About the ASP in the model

qinxiaoyi / Simple-Attention-Module-based-Speaker-Verification-with-Iterative-Noisy-Label-Detection

13 stars 2 forks source link

About the ASP in the model #1

Open Hunterhuan opened 3 years ago

Hunterhuan commented 3 years ago

according to the paper, "SIMPLE ATTENTION MODULE BASED SPEAKER VERIFICATION WITH ITERATIVE NOISY LABEL DETECTION", SimAM-ResNet34-ASP has 25.21M parameters which has 3.67M more than SimAM-ResNet34-GSP. I have implemented the correct SimAM-ResNet34-GSP which has 21.54M parameters. However, when I replace the GSP with ASP which is provided in this repository, the parameter number is 22.16 which is different from 25.21 in the paper.

self.attention = nn.Sequential( nn.Conv1d(2560, 128, kernel_size=1), nn.ReLU(), nn.BatchNorm1d(128), nn.Conv1d(128, 2560, kernel_size=1), nn.Softmax(dim=2), ) Is there anything different?

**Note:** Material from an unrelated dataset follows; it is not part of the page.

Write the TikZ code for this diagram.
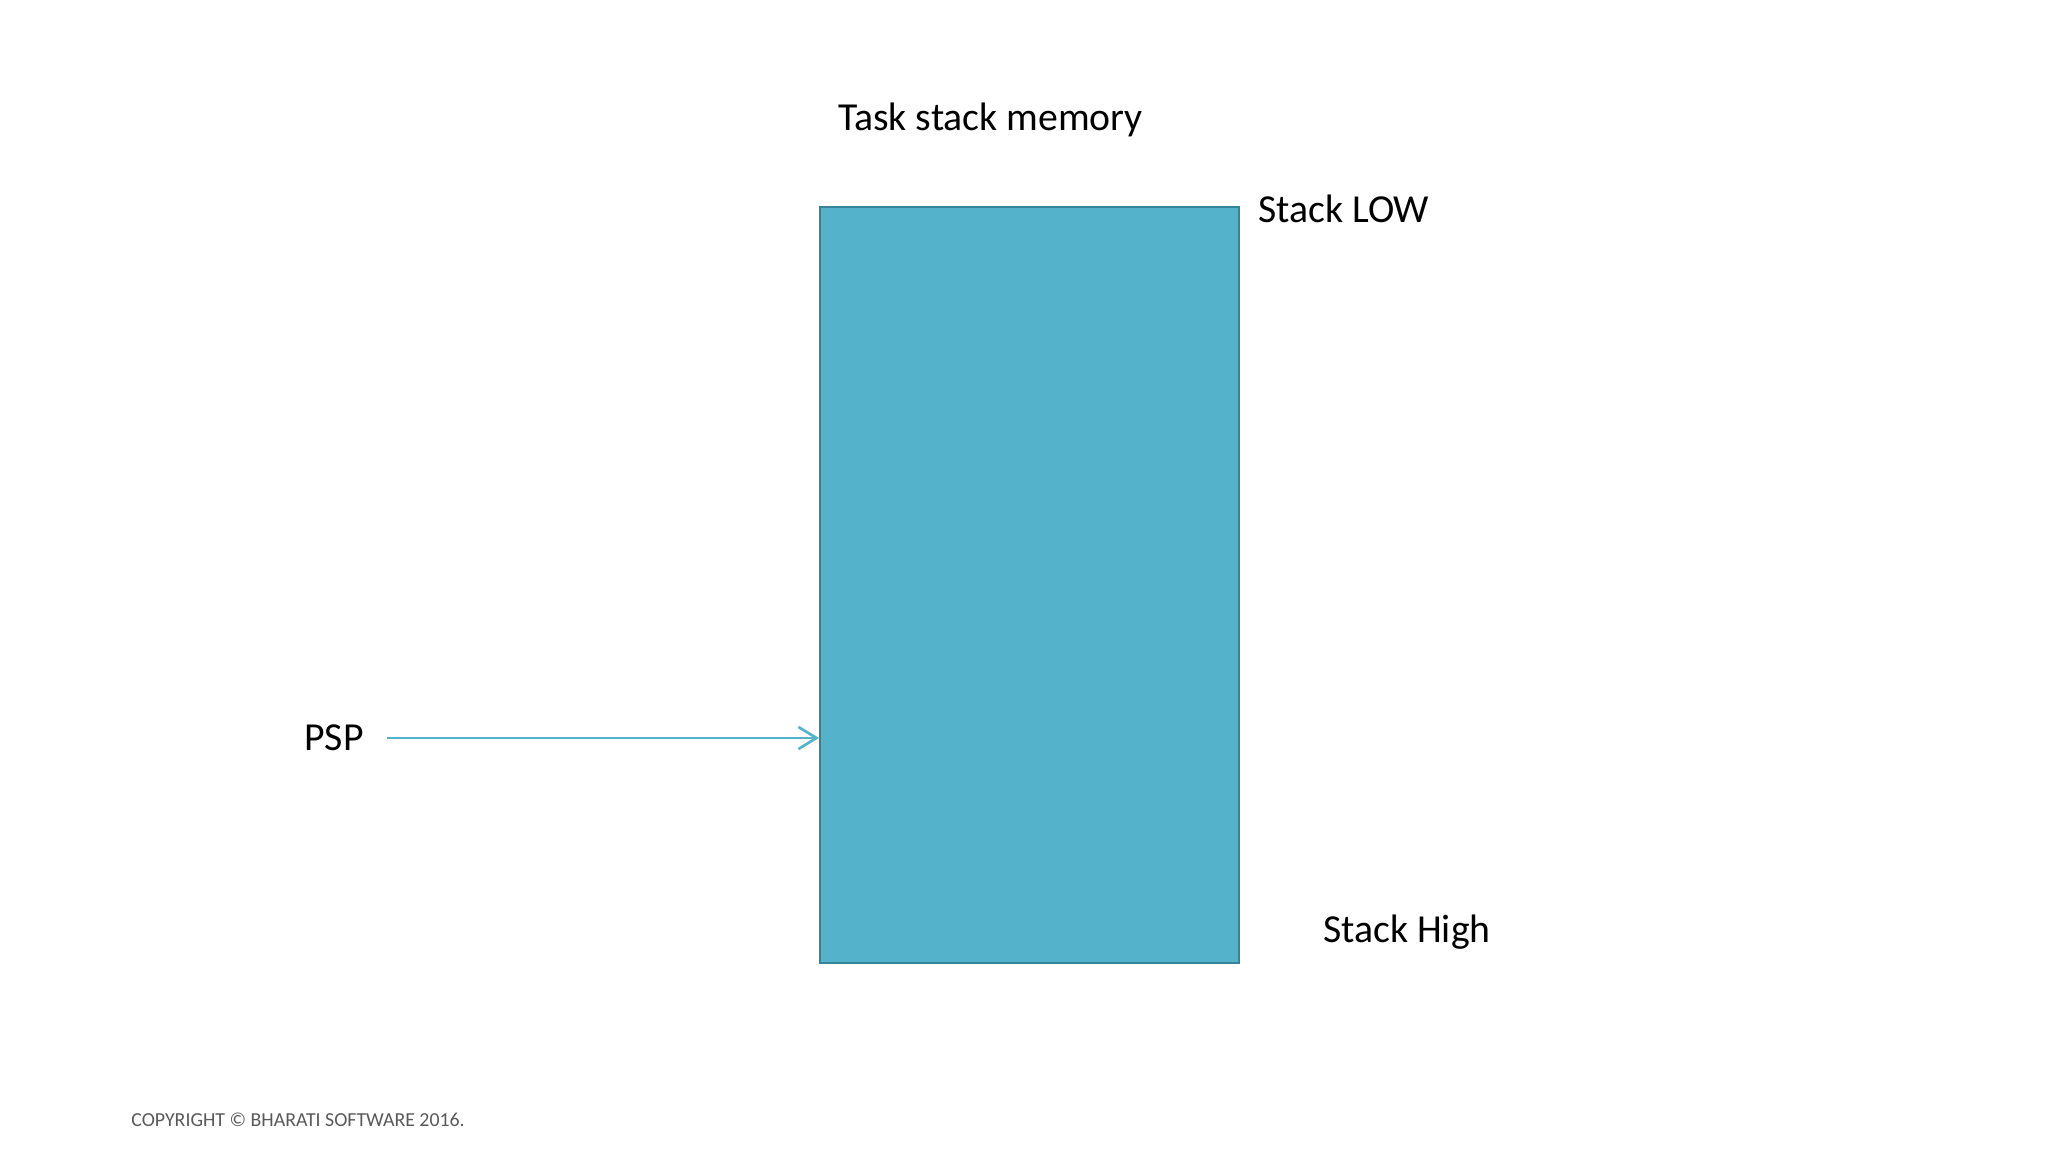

What's more, I cannot obtain the baseline results of resnet34, 0.851% on voxceleb O test set. So could u please give me a brief description of the optimizer parameters and training strategies?

Thank u very much!

qinxiaoyi commented 3 years ago

Thank you for your attention. I think the dimensions of acoustic features and speaker embedding we used are different. We adopt the 80-dimensional Mel-filterbank and the speaker embedding dimension is 256. If we feet the [1,1,80,100] acoustic feature into the neural network, the output size of feature maps is [1, 512, 10, 13]. Therefore, the parameters of self.attention should be

self.attention = nn.Sequential( nn.Conv1d(5120, 128, kernel_size=1), nn.ReLU(), nn.BatchNorm1d(128), nn.Conv1d(128, 5120, kernel_size=1), nn.Softmax(dim=2), )

I guess the dimensions of your acoustic feature and speaker embedding are 40 and 128, respectively.

About the training strategy, the training detail is reported in our paper and reference papers. On the other side, we adopt the VoxCeleb(cleaned) trial (as reported in Section 4.1.1).

Hope the above could help you.

Hunterhuan commented 3 years ago

Thank you for your detailed answer. I have implemented the correct model.

However, I still didn't reproduce the results correctly. The optimizer I use is SGD and learning rate is decaying from 0.01 to 0.00001 exponentially. I guess it's the training strategy that leads to serious over-fitting of the model. o(╥﹏╥)o

According to the paper, "The detail of other training strategy, hyper parameters and models configuration follows [21, 20]." In [21], it's a technique report about the systems for voxsrc and the track 1 is speaker verification. However, I cannot find any description about the optimizer and learning rate. In [20], it's a technique report for sdsvc. Similarly, I still can't find the relevant description.

If possible, could you please tell me more about the training details? Thank u very much!

Looking forward to your reply. kind regards.